The Bank of England Monetary Policy Committee has cut the base rate by another half of one percentage point to a record low of 0.5% and begun so-called ‘quantitative easing’.
The central bank voted to undertake a programme of asset purchases of £75 billion financed by the issuance of central bank reserves.
The Building Societies Association criticised the decision, saying it will harm savers and will further restrict funds available to borrowers.
Adrian Coles, director-general of the BSA, said: Today’s decision is a kick in the teeth for savers who will see their already diminished interest payments fall even further. It will be felt hardest by the many elderly people who have saved responsibly all their lives and are reliant on their savings interest to maintain an acceptable standard of living in retirement.
“It will also harm the aspirations of the many people who are finding it difficult to get a mortgage , particularly first time buyers with relatively small deposits.
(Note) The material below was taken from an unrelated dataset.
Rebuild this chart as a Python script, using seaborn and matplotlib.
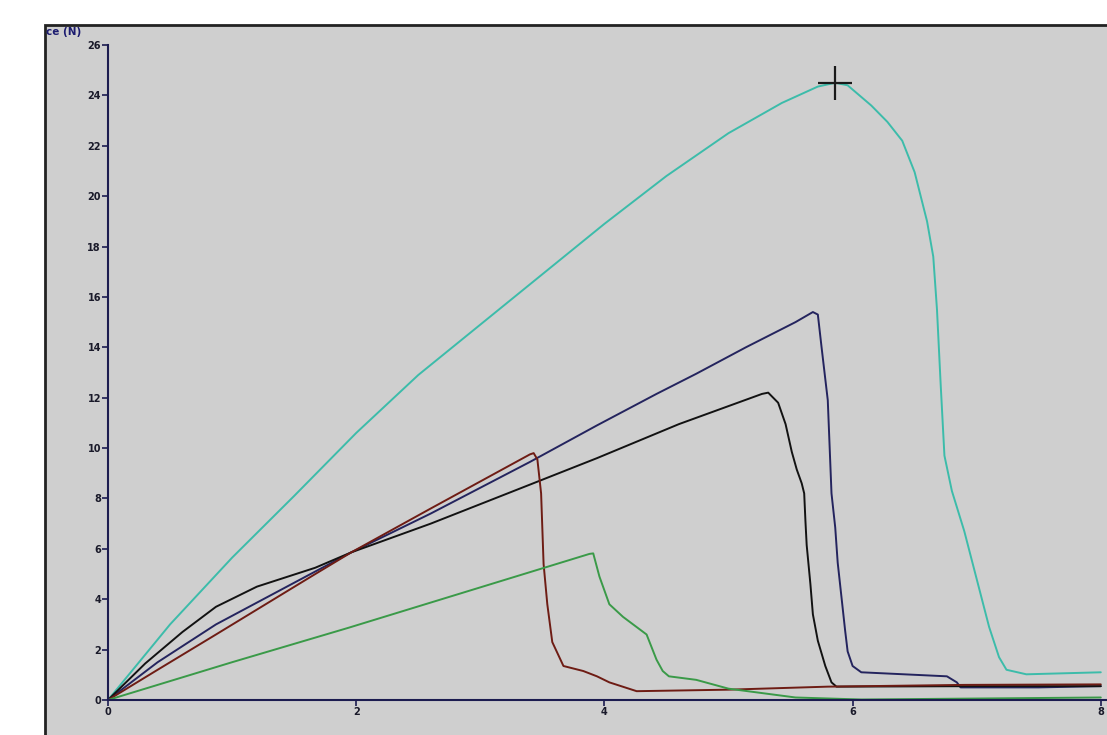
import seaborn as sns
import matplotlib.pyplot as plt
import matplotlib.patches as patches
import pandas as pd
import numpy as np

# DATA
cyan_x = [0, 0.5, 1.0, 1.5, 2.0, 2.5, 3.0, 3.5, 4.0, 4.5, 5.0, 5.43, 5.72, 5.86, 5.96, 6.15,
          6.28, 6.4, 6.5, 6.6, 6.65, 6.68, 6.71, 6.74, 6.8, 6.9, 7.0, 7.1, 7.18, 7.24, 7.4, 8.0]
cyan_y = [0, 3.0, 5.65, 8.1, 10.6, 12.9, 14.9, 16.9, 18.9, 20.8, 22.5, 23.7, 24.35, 24.5, 24.4,
          23.6, 22.95, 22.2, 20.95, 19.0, 17.6, 15.5, 12.5, 9.7, 8.3, 6.7, 4.8, 2.9, 1.7, 1.2, 1.02, 1.1]

navy_x = [0, 0.4, 0.87, 1.67, 1.96, 2.6, 3.4, 3.94, 4.42, 4.74, 5.14, 5.54, 5.68, 5.72, 5.75,
          5.8, 5.83, 5.86, 5.88, 5.91, 5.94, 5.96, 6.0, 6.07, 6.5, 6.76, 6.84, 6.87, 7.5, 8.0]
navy_y = [0, 1.5, 3.0, 5.1, 5.86, 7.4, 9.45, 10.9, 12.15, 12.95, 14.0, 15.0, 15.4, 15.3, 14.0,
          11.9, 8.2, 6.85, 5.45, 4.1, 2.75, 1.93, 1.35, 1.1, 1.0, 0.94, 0.7, 0.5, 0.5, 0.55]

black_x = [0, 0.3, 0.6, 0.87, 1.2, 1.67, 1.96, 2.6, 3.4, 3.94, 4.6, 5.27, 5.32, 5.4, 5.46,
           5.51, 5.55, 5.59, 5.61, 5.62, 5.63, 5.66, 5.68, 5.72, 5.78, 5.83, 5.87, 7.0, 8.0]
black_y = [0, 1.45, 2.7, 3.7, 4.5, 5.25, 5.86, 7.0, 8.55, 9.6, 10.95, 12.15, 12.2, 11.8, 10.95,
           9.85, 9.15, 8.6, 8.2, 7.1, 6.15, 4.6, 3.4, 2.35, 1.35, 0.7, 0.53, 0.55, 0.55]

red_x = [0, 0.4, 0.87, 1.67, 1.96, 2.6, 3.4, 3.43, 3.46, 3.49, 3.51, 3.54, 3.58, 3.67, 3.83,
         3.94, 4.04, 4.26, 5.0, 5.8, 6.9, 8.0]
red_y = [0, 1.2, 2.6, 5.0, 5.86, 7.6, 9.75, 9.8, 9.55, 8.2, 5.4, 3.8, 2.3, 1.35, 1.15,
         0.94, 0.7, 0.35, 0.41, 0.53, 0.6, 0.62]

green_x = [0, 1.0, 1.94, 3.88, 3.91, 3.96, 4.04, 4.15, 4.34, 4.42, 4.47, 4.52, 4.74, 5.0,
           5.54, 6.07, 8.0]
green_y = [0, 1.5, 2.87, 5.8, 5.82, 4.9, 3.8, 3.3, 2.6, 1.6, 1.15, 0.94, 0.8, 0.45,
           0.1, 0.02, 0.1]

y_ticks = list(range(0, 27, 2))
x_ticks = [0, 2, 4, 6, 8]

series = {
    'cyan': (cyan_x, cyan_y),
    'navy': (navy_x, navy_y),
    'black': (black_x, black_y),
    'red': (red_x, red_y),
    'green': (green_x, green_y),
}
colors = {'cyan': '#3cbcaa', 'navy': '#24245e', 'black': '#121212',
          'red': '#6e1c14', 'green': '#3a9a48'}

df = pd.concat([pd.DataFrame({'series': k, 'x': v[0], 'y': v[1]}) for k, v in series.items()],
               ignore_index=True)

# VISUALIZATION
sns.set_style("ticks")
fig = plt.figure(figsize=(11.07, 7.35), dpi=100, facecolor='white')

# screen area of the photo
fig.patches.append(patches.Rectangle((45 / 1107, -0.01), 1.0, (735 - 25) / 735 + 0.01,
                                     transform=fig.transFigure, facecolor='#cfcfcf',
                                     edgecolor='#222222', linewidth=2, zorder=-10))

ax = fig.add_axes([108 / 1107, 35 / 735, (1107 - 108) / 1107, 655 / 735])
ax.set_facecolor('none')
ax.set_zorder(5)

# draw each trace in recorded order
for name in series:
    sub = df[df['series'] == name]
    sns.lineplot(data=sub, x='x', y='y', color=colors[name], sort=False,
                 estimator=None, linewidth=1.4, ax=ax)

# cursor cross at the maximum of the cyan curve
i_max = int(np.argmax(cyan_y))
ax.plot(cyan_x[i_max], cyan_y[i_max], marker='+', markersize=25, markeredgewidth=1.6,
        color='#1a1a1a', zorder=5)

ax.set_xlim(0, 8.05)
ax.set_ylim(0, 26)
ax.set_xticks(x_ticks)
ax.set_yticks(y_ticks)
ax.set_xlabel('')
ax.set_ylabel('')
sns.despine(ax=ax)
for side in ['left', 'bottom']:
    ax.spines[side].set_color('#1c1c50')
    ax.spines[side].set_linewidth(1.5)
ax.tick_params(length=4, width=1.2, color='#1c1c50', labelsize=7, pad=1, labelcolor='#1a1a2a')
for lab in ax.get_xticklabels() + ax.get_yticklabels():
    lab.set_fontweight('bold')

fig.text(46 / 1107, 1 - 32 / 735, 'ce (N)', fontsize=7.5, fontweight='bold', color='#1c1c70',
         va='center', ha='left')

fig.savefig('out.png', dpi=100, facecolor='white')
Lower interest rates reduce the incentive to save, and in turn, this limits the flow of funds into the mortgage market.
“While the decision will be of benefit to some borrowers on variable rate or tracker mortgages, the reduction in repayments that they will see will not outweigh the negative impact that the reduction in mortgage funding will have on the market as a whole.
“We do, however, welcome the Bank’s announcement to implement quantitative easing and we share the Government’s hope that this will increase the flow of money in the economy and lessen the severity of the downturn.”